An adjustable spanner (UK and most other English-speaking countries), shifting spanner (Australia and New Zealand),[1] English wrench (Turkey)[2] or adjustable wrench (US and Canada) is any of various styles of spanner (wrench) with a movable jaw, allowing it to be used with different sizes of fastener head (nut, bolt, etc.) rather than just one fastener size, as with a conventional fixed spanner.[3]
There are many forms of adjustable spanners; many of them are screw-adjusted, whereas others use levers, and some early ones used wedges. The early taper-locking spanners needed a hammer to set the movable jaw to the size of the nut. The modern screw-adjusted spanner and lever types are easily and quickly adjusted. Some adjustable spanners automatically adjust to the size of the nut, using a motor and battery. Simpler models use a serrated edge to lock the movable jaw to size, while more sophisticated versions are digital types that use sheets or feelers to set the size.
Geesin (2015) shows that wrenches with screw adjustment of various kinds were well known in the early 19th century and that one by William Barlow in 1808 was prescient. By the 1830s, many designs with a central screw and a lower jaw moved by a nut were well known. Geesin and others[4] [5] [6] document that English engineers Richard Clyburn and Edwin Beard Budding presented some influential new designs in 1842 and 1843. The one by Clyburn had the form of thumbwheel screw with worm-on-rack arrangement that would later be the most famous via subsequent adaptations. Improvements followed. In 1885 Enoch Harris received US patent 326868 for his spanner that permitted both the jaw width and the angle of the handles to be adjusted and locked.
One of the most widely known forms of adjustable wrench in the 21st century is an improved version of the Clyburn type; it was developed in 1891–1892. The Swedish company Bahco attributes its invention to Johan Petter Johansson,[7] who in 1892 received a Swedish patent for it.[8] [9] In Canada and the United States, this type is often known as a Crescent wrench owing to widespread genericization of the brand name[10] of the company that held the original 1915 U.S. patent for this type, the Crescent Tool Company. (The Crescent brand is now owned by the Apex Tool Group). As Geesin 2015 documents, the worm-on-rack type (regardless of which terminology is used to name it) was invented in Britain, and later popularized in Scandinavia via the Bahco/Johansson improvement, before its manufacture in the United States was patented. The Bahco/Johansson/Crescent category (regardless of which terminology is used to name it) became so dominant in the 20th century that in North America, the very term adjustable wrench usually elicits the meaning of this type in general usage today, unless another type is specified. In Australia it is sometimes referred to as a "shifting spanner" or its abbreviated form of "shifter".
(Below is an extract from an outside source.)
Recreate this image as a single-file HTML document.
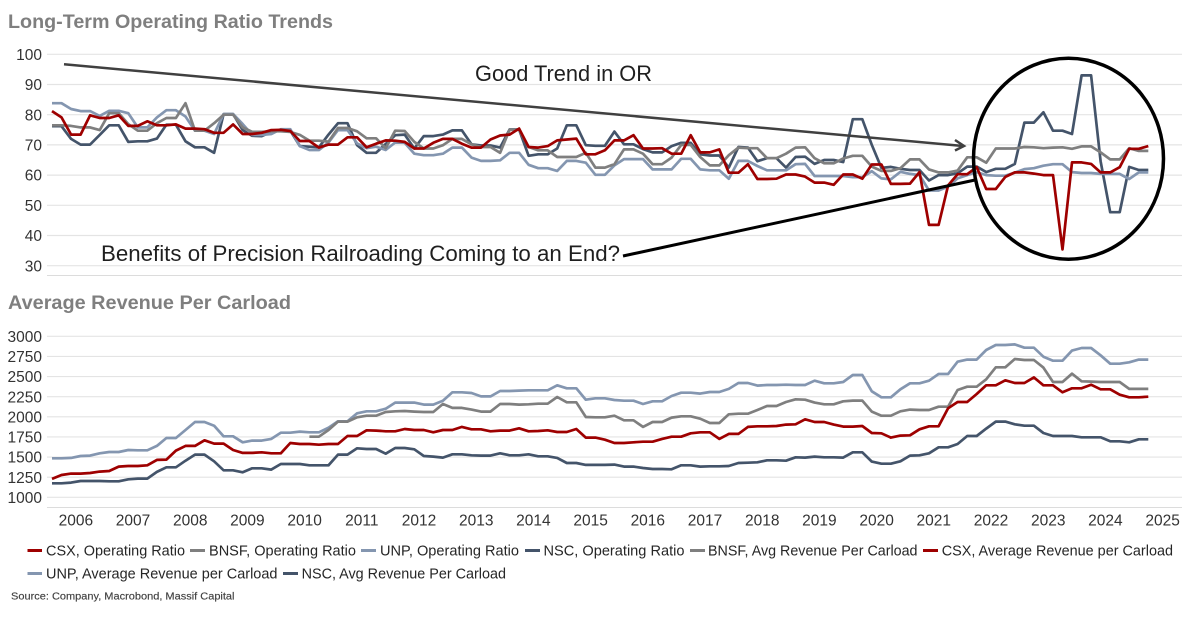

Monkey wrenches are another type of adjustable spanner with a long history; the origin of the name is not entirely clear, but Geesin reports that it originated in Britain with a fancied resemblance of the wrench's jaws to that of a monkey's face, and that the many convoluted folk etymologies that later developed were baseless. Before the Bahco/Johansson/Crescent type became widespread in the United States, during the industrial era of the 1860s to the 1910s, various monkey wrench types were the dominant form of adjustable wrench there.
Another popular type of adjustable spanner has a base and jaws that form four sides of a hexagon, and is therefore particularly suited for hexagonal nuts ("hex nuts") and hexagonal headed ("hex head") cap screws and bolts.
In some parts of Europe, adjustable spanners are often called a Bahco,[11] [12] owing to genericization of the name of the Bahco/Johansson type. In Denmark, this type of spanner is commonly referred to as a "svensknøgle", which basically translates to Swedish key. The Swedes themselves call the key "skiftnyckel", which is translated into adjustable key (shifting key).[13] In Australia, adjustable spanners are also referred to as "shifters". In Spain, this kind of spanner is commonly called "llave inglesa", which means literally English key. Remarking the difference with the pipe wrench, also adjustable, in Spain this one is called "grifa", and it does not have any accurate translation.
The fixed jaw can withstand bending stress far better than can the movable jaw, because the latter is supported only by the flat surfaces on either side of the guide slot, not the full thickness of the tool. The tool is therefore usually angled so that the movable jaw's area of contact is closer to the body of the tool, which means less bending stress. Still, one should avoid applying excessive force on tight bolts, since doing so can pry open the mounting of the movable jaw causing the wrench to no longer be able to be snugged to bolt heads, loosen too easily, or mar bolt heads. In some cases the jaws of the tool can break.